The Salem School Committee voted unanimously April 27 to adopt the FY27 budget of $81,755,368, after hearing assurances from district leaders about plans to replace family engagement facilitator roles with a districtwide, metric‑driven strategy and quarterly monitoring.

The Salem School Committee voted unanimously April 27 to adopt the district’s proposed FY27 budget of $81,755,368.

Member Cornell moved to adopt the budget and Member Hoffman seconded; after brief remarks from Member Stott praising transparency and tracking commitments, Chair called the motion and the vote carried with no oppositions.

The superintendent opened the meeting’s budget discussion by addressing public concern over proposed reductions to family engagement facilitator (FEP) positions. She said the district is advocating to retain current staff while also proposing a four‑part family‑engagement strategy intended to spread responsibility across the system. "We aim to maintain systems currently in place to address chronic absenteeism," she said, and outlined plans to require family‑engagement goals for every educator, improve role clarity among student‑support staff, and build training and fellowship offerings through the Welcome Center.

The district also committed to quarterly monitoring of specific metrics, the superintendent said: attendance and chronic absenteeism rates, family participation in at least five hosted events, a districtwide family‑survey measure of self‑reported belonging, and workforce diversification metrics. "Monitoring these metrics quarterly will ensure that we're not just making changes and then forgetting about it, but rather closely watching progress and being held accountable for continuous growth and improvement," the superintendent told the committee.

Member Stott, speaking in his first budget season with the committee, said he was impressed with what he described as transparent deliberations and a memo responding to community feedback. "I am impressed with the conversations that were had, the transparency that was had," he said during the meeting.
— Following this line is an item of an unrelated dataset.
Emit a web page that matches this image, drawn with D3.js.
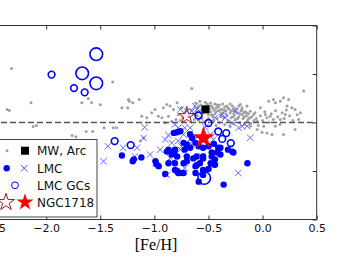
<!DOCTYPE html>
<html>
<head>
<meta charset="utf-8">
<script src="https://cdn.jsdelivr.net/npm/d3@7"></script>
<style>
  body { margin: 0; background: #fff; }
  svg { display: block; }
</style>
</head>
<body>
<svg id="chart" width="356" height="259"></svg>
<script>
// [Fe/H] vs abundance ratio
let xTicks = [-2.5, -2.0, -1.5, -1.0, -0.5, 0.0, 0.5];
let yTicks = [-1.0, -0.5, 0.0, 0.5, 1.0];

// Milky Way field stars (grey dots)
let mwStars = [
    [-2.32, 0.556], [-2.36, 0.135], [-2.34, 0.125], [-2.14, 0.204], [-2.09, -0.03], [-2.12, -0.04],
    [-1.61, 0.248], [-1.67, 0.204], [-1.58, 0.204], [-1.50, 0.183], [-1.385, 0.417], [-1.30, 0.152],
    [-1.246, 0.152], [-1.23, 0.22], [-1.20, 0.204], [-1.14, 0.238], [-1.465, -0.055], [-1.38, -0.055],
    [-1.76, -0.135], [-1.725, -0.148], [-1.63, -0.093], [-1.57, -0.093], [-1.13, -0.19], [-1.10, -0.16],
    [-1.35, -0.055], [-1.24, 0.238], [-1.117, 0.065], [-1.07, 0.049], [-1.024, 0.10], [-0.994, 0.135],
    [-0.963, 0.065], [-0.93, 0.049], [-0.917, 0.152], [-0.885, 0.186], [-0.855, 0.17], [-0.824, 0.135],
    [-0.79, 0.204], [-0.75, 0.152], [-0.87, 0.065], [-0.84, 0.013], [-0.90, -0.003], [-0.654, 0.35],
    [0.38, 0.324], [0.194, 0.256], [0.24, 0.238], [0.164, 0.22], [0.056, 0.22], [0.10, 0.238],
    [0.35, 0.10], [0.30, 0.135], [0.226, 0.169], [0.21, 0.083], [0.07, 0.065], [-0.083, 0.083],
    [-0.144, 0.169], [-0.19, 0.152], [0.333, 0.031], [-0.114, -0.038], [0.04, -0.107], [0.087, -0.124],
    [0.194, -0.124], [0.01, -0.038], [0.118, -0.038], [0.30, -0.072], [0.118, 0.204], [0.27, 0.152],
    [-0.02, 0.152], [0.025, 0.083], [0.164, 0.031], [-0.05, 0.013], [-0.114, 0.117], [-0.206, 0.186],
    [-0.176, 0.10], [-0.05, -0.072], [-0.005, -0.10],
    [-0.62, 0.20], [-0.60, 0.15], [-0.58, 0.12], [-0.57, 0.18], [-0.55, 0.10], [-0.54, 0.16],
    [-0.52, 0.13], [-0.51, 0.19], [-0.50, 0.08], [-0.49, 0.14], [-0.48, 0.11], [-0.47, 0.17],
    [-0.46, 0.06], [-0.45, 0.13], [-0.44, 0.09], [-0.43, 0.15], [-0.42, 0.04], [-0.41, 0.12],
    [-0.40, 0.18], [-0.39, 0.08], [-0.38, 0.14], [-0.37, 0.10], [-0.36, 0.05], [-0.35, 0.16],
    [-0.34, 0.12], [-0.33, 0.07], [-0.32, 0.02], [-0.31, 0.14], [-0.30, 0.10], [-0.29, 0.05],
    [-0.28, 0.17], [-0.27, 0.12], [-0.26, 0.08], [-0.25, 0.03], [-0.24, 0.14], [-0.23, 0.10],
    [-0.22, 0.06], [-0.21, 0.00], [-0.20, 0.12], [-0.19, 0.08], [-0.18, 0.04], [-0.17, -0.02],
    [-0.16, 0.11], [-0.15, 0.07], [-0.14, 0.02], [-0.13, 0.09], [-0.12, 0.05], [-0.11, -0.01],
    [-0.10, 0.06], [-0.08, 0.02], [-0.07, 0.10], [-0.06, 0.04], [-0.04, -0.03], [-0.02, 0.07],
    [0.00, 0.02], [0.02, 0.11], [0.04, 0.05], [0.06, 0.00], [0.08, 0.09], [0.10, 0.03],
    [0.12, 0.12], [0.14, 0.06], [0.16, -0.02], [0.18, 0.10], [0.20, 0.04], [0.22, 0.13],
    [0.25, 0.07], [0.28, 0.02], [0.32, 0.08],
    [-0.72, 0.10], [-0.70, 0.16], [-0.68, 0.06], [-0.66, 0.13], [-0.64, 0.09], [-0.63, 0.03],
    [-0.61, 0.07], [-0.59, 0.02], [-0.56, 0.05], [-0.53, 0.01], [-0.78, 0.08], [-0.80, 0.03],
    [-0.76, 0.02], [-0.74, 0.05],
    [-0.58, 0.22], [-0.53, 0.21], [-0.48, 0.20], [-0.44, 0.19], [-0.41, 0.16], [-0.37, 0.19],
    [-0.33, 0.17], [-0.30, 0.19], [-0.26, 0.15], [-0.22, 0.17], [-0.50, 0.04], [-0.45, 0.02],
    [-0.40, 0.00], [-0.35, -0.02], [-0.30, -0.04], [-0.27, -0.01], [-0.43, -0.03],
    [-0.61, 0.11], [-0.59, 0.17], [-0.56, 0.14], [-0.53, 0.17], [-0.51, 0.11], [-0.49, 0.17],
    [-0.47, 0.08], [-0.46, 0.15], [-0.43, 0.11], [-0.42, 0.18], [-0.39, 0.13], [-0.38, 0.06],
    [-0.36, 0.13], [-0.34, 0.09], [-0.32, 0.15], [-0.29, 0.12], [-0.27, 0.06], [-0.25, 0.11],
    [-0.23, 0.04], [-0.21, 0.09], [-0.19, 0.13], [-0.17, 0.06], [-0.15, 0.10], [-0.13, 0.04]
];

// Arcturus
let arcturus = [[-0.528, 0.135]];

// LMC field stars, first sample (filled dots)
let lmcDots = [
    [-1.30, -0.34], [-1.20, -0.40], [-1.19, -0.38], [-1.12, -0.36], [-0.99, -0.40], [-0.98, -0.43],
    [-0.96, -0.45], [-0.90, -0.53], [-0.885, -0.30], [-0.87, -0.28], [-0.87, -0.42], [-0.84, -0.31],
    [-0.84, -0.33], [-0.82, -0.107], [-0.82, -0.31], [-0.81, -0.28], [-0.81, -0.42], [-0.81, -0.49],
    [-0.79, -0.10], [-0.79, -0.35], [-0.79, -0.50], [-0.78, -0.52], [-0.76, -0.09], [-0.76, -0.52],
    [-0.73, -0.21], [-0.73, -0.42], [-0.73, -0.52], [-0.72, -0.28], [-0.70, -0.23], [-0.70, -0.35],
    [-0.70, -0.40], [-0.67, -0.12], [-0.67, -0.26], [-0.65, -0.16], [-0.64, -0.37], [-0.62, -0.21],
    [-0.62, -0.45], [-0.62, -0.52], [-0.61, -0.35], [-0.61, -0.44], [-0.59, -0.245], [-0.59, -0.61],
    [-0.58, -0.42], [-0.55, -0.26], [-0.55, -0.35], [-0.55, -0.37], [-0.55, -0.49], [-0.55, -0.54],
    [-0.50, -0.245], [-0.50, -0.48], [-0.48, -0.42], [-0.47, -0.31], [-0.47, -0.35], [-0.45, -0.22],
    [-0.45, -0.43], [-0.44, -0.38], [-0.42, -0.31], [-0.41, -0.26], [-0.39, -0.26], [-0.39, -0.33],
    [-0.36, -0.64], [-0.32, -0.28], [-0.28, -0.30], [-0.27, -0.31], [-0.14, -0.42], [-0.44, -0.435]
];

// LMC field stars, second sample (crosses)
let lmcCrosses = [
    [-1.47, -0.40], [-1.43, -0.245], [-1.29, -0.26], [-1.18, -0.35], [-1.16, -0.26], [-1.10, -0.16],
    [-1.09, -0.05], [-0.99, -0.42], [-0.885, -0.54], [-0.87, -0.13], [-0.855, -0.365], [-0.84, -0.21],
    [-0.78, -0.055], [-0.78, -0.19], [-0.76, 0.135], [-0.76, -0.28], [-0.75, -0.245], [-0.73, -0.124],
    [-0.72, -0.055], [-0.72, -0.47], [-0.70, 0.117], [-0.70, -0.21], [-0.70, -0.38], [-0.67, -0.055],
    [-0.67, -0.176], [-0.654, 0.117], [-0.654, -0.228], [-0.63, -0.176], [-0.623, 0.169], [-0.607, 0.135],
    [-0.577, 0.049], [-0.56, -0.35], [-0.376, 0.083], [-0.345, 0.049], [-0.283, -0.003], [-0.253, 0.117],
    [-0.222, -0.055], [-0.19, -0.038], [-0.144, -0.038], [-0.114, -0.158], [-0.225, -0.52], [-0.90, -0.176],
    [-0.947, -0.28], [-0.81, -0.02], [-0.53, -0.05], [-0.484, -0.124], [-0.438, 0.05], [-0.456, -0.176],
    [-1.04, -0.33], [-0.836, -0.41]
];

// LMC globular clusters: [Fe/H], ratio, relative mass
let lmcGCs = [
    [-1.537, 0.704, 3], [-1.667, 0.507, 3], [-1.537, 0.404, 3], [-1.95, 0.494, 1], [-1.743, 0.355, 1],
    [-1.644, 0.311, 1], [-0.593, 0.072, 1], [-0.50, -0.005, 1], [-0.41, -0.093, 1], [-0.336, -0.109, 1],
    [-0.373, -0.169, 1], [-0.294, -0.212, 1], [-0.54, -0.572, 3], [-1.367, -0.192, 1], [-1.219, -0.233, 1]
];

// NGC 1718: open star = alternative value, filled star = adopted value
let ngc1718Alt = [[-0.70, 0.065]];
let ngc1718 = [[-0.546, -0.158]];

let legendLabels = ["MW, Arc", "LMC", "LMC GCs", "NGC1718"];

function drawChart() {
    let svg = d3.select("#chart");
    let x = d3.scaleLinear().domain([-2.75, 0.5]).range([-35, 316.7]);
    let y = d3.scaleLinear().domain([-1, 1]).range([219.5, 25.5]);
    let r = d3.scaleSqrt().domain([0, 3]).range([0, 6.3]);
    let fmt = v => d3.format(".1f")(v).replace("-", "\u2212");

    let plot = svg.append("g");

    // grey MW dots
    plot.selectAll(".mw").data(mwStars).enter().append("circle")
        .attr("cx", d => x(d[0])).attr("cy", d => y(d[1]))
        .attr("r", 1.5).attr("fill", "#a0a0a0");

    // solar-ratio line
    plot.append("line")
        .attr("x1", x(-2.75)).attr("x2", x(0.5))
        .attr("y1", y(0)).attr("y2", y(0))
        .attr("stroke", "#555").attr("stroke-width", 1.5)
        .attr("stroke-dasharray", "6,3");

    // LMC crosses
    plot.selectAll(".lx").data(lmcCrosses).enter().append("path")
        .attr("d", d => {
            let px = x(d[0]), py = y(d[1]), s = 3.2;
            return "M" + (px - s) + "," + (py - s) + "L" + (px + s) + "," + (py + s) +
                "M" + (px - s) + "," + (py + s) + "L" + (px + s) + "," + (py - s);
        })
        .attr("fill", "none").attr("stroke", "#4d4dff").attr("stroke-width", 1).attr("opacity", 0.85);

    // LMC dots
    plot.selectAll(".ld").data(lmcDots).enter().append("circle")
        .attr("cx", d => x(d[0])).attr("cy", d => y(d[1]))
        .attr("r", 3.2).attr("fill", "#0000ff");

    // LMC GCs
    plot.selectAll(".gc").data(lmcGCs).enter().append("circle")
        .attr("cx", d => x(d[0])).attr("cy", d => y(d[1]))
        .attr("r", d => r(d[2]) * 0.62 + (d[2] === 1 ? 1.1 : 2.4))
        .attr("fill", "none").attr("stroke", "#0000ff").attr("stroke-width", 1.6);

    // Arcturus
    plot.selectAll(".arc").data(arcturus).enter().append("path")
        .attr("transform", d => "translate(" + x(d[0]) + "," + y(d[1]) + ")")
        .attr("d", d3.symbol(d3.symbolSquare, 64)).attr("fill", "#000");

    // NGC 1718
    plot.selectAll(".ngcAlt").data(ngc1718Alt).enter().append("path")
        .attr("transform", d => "translate(" + x(d[0]) + "," + y(d[1]) + ")")
        .attr("d", d3.symbol(d3.symbolStar, 80))
        .attr("fill", "none").attr("stroke", "#a01818").attr("stroke-width", 1);
    plot.selectAll(".ngc").data(ngc1718).enter().append("path")
        .attr("transform", d => "translate(" + x(d[0]) + "," + y(d[1]) + ")")
        .attr("d", d3.symbol(d3.symbolStar, 140))
        .attr("fill", "#ff0000").attr("stroke", "#ff0000").attr("stroke-width", 0.5);

    // frame and ticks
    let bottom = svg.append("g").attr("transform", "translate(0," + y(-1) + ")")
        .call(d3.axisBottom(x).tickValues(xTicks).tickFormat(fmt).tickSizeInner(-4).tickSizeOuter(0).tickPadding(5));
    bottom.selectAll("text").attr("font-family", "DejaVu Sans").attr("font-size", 11).attr("fill", "#111");
    let top = svg.append("g").attr("transform", "translate(0," + y(1) + ")")
        .call(d3.axisTop(x).tickValues(xTicks).tickFormat("").tickSizeInner(-4).tickSizeOuter(0));
    let right = svg.append("g").attr("transform", "translate(" + x(0.5) + ",0)")
        .call(d3.axisRight(y).tickValues(yTicks).tickFormat("").tickSizeInner(-4).tickSizeOuter(0));
    [bottom, top, right].forEach(g => {
        g.select(".domain").remove();
        g.selectAll("line").attr("stroke", "#333");
    });
    svg.append("rect")
        .attr("x", x(-2.75)).attr("y", y(1))
        .attr("width", x(0.5) - x(-2.75)).attr("height", y(-1) - y(1))
        .attr("fill", "none").attr("stroke", "#333").attr("stroke-width", 1);

    svg.append("text")
        .attr("x", 156).attr("y", 250)
        .attr("text-anchor", "middle")
        .attr("font-family", "Liberation Serif").attr("font-size", 16)
        .text("[Fe/H]");

    // legend
    let lg = svg.append("g");
    lg.append("rect").attr("x", -6).attr("y", 139.5).attr("width", 103).attr("height", 77.5)
        .attr("fill", "#fff").attr("stroke", "#444").attr("stroke-width", 1);
    let rows = [150.7, 168.3, 185.3, 202.3];
    lg.selectAll(".lt").data(legendLabels).enter().append("text")
        .attr("x", 37).attr("y", (d, i) => rows[i] + 4.5)
        .attr("font-family", "DejaVu Sans").attr("font-size", 12).attr("fill", "#111")
        .text(d => d);
    lg.append("circle").attr("cx", 7).attr("cy", rows[0]).attr("r", 1.5).attr("fill", "#a0a0a0");
    lg.append("path").attr("transform", "translate(25," + rows[0] + ")")
        .attr("d", d3.symbol(d3.symbolSquare, 64)).attr("fill", "#000");
    lg.append("circle").attr("cx", 6.7).attr("cy", rows[1]).attr("r", 3.2).attr("fill", "#0000ff");
    lg.append("path")
        .attr("d", "M21,165.1L27.4,171.5M21,171.5L27.4,165.1")
        .attr("stroke", "#4d4dff").attr("stroke-width", 1);
    lg.append("circle").attr("cx", 15).attr("cy", rows[2]).attr("r", 3.4)
        .attr("fill", "none").attr("stroke", "#0000ff").attr("stroke-width", 1);
    lg.append("path").attr("transform", "translate(6," + rows[3] + ")")
        .attr("d", d3.symbol(d3.symbolStar, 90))
        .attr("fill", "none").attr("stroke", "#a01818").attr("stroke-width", 1);
    lg.append("path").attr("transform", "translate(25," + rows[3] + ")")
        .attr("d", d3.symbol(d3.symbolStar, 90))
        .attr("fill", "#ff0000");
}

drawChart();
</script>
</body>
</html>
The committee also approved a set of year‑end transfer requests (moving smaller non‑personnel balances into stipend/personnel lines for end‑of‑year family events) and several personnel‑related job descriptions tied to merger planning, all by unanimous votes.

The budget vote concludes the committee’s formal adoption of FY27 spending; the superintendent had submitted the proposed budget packet presented to the committee on April 6 for consideration during the meeting.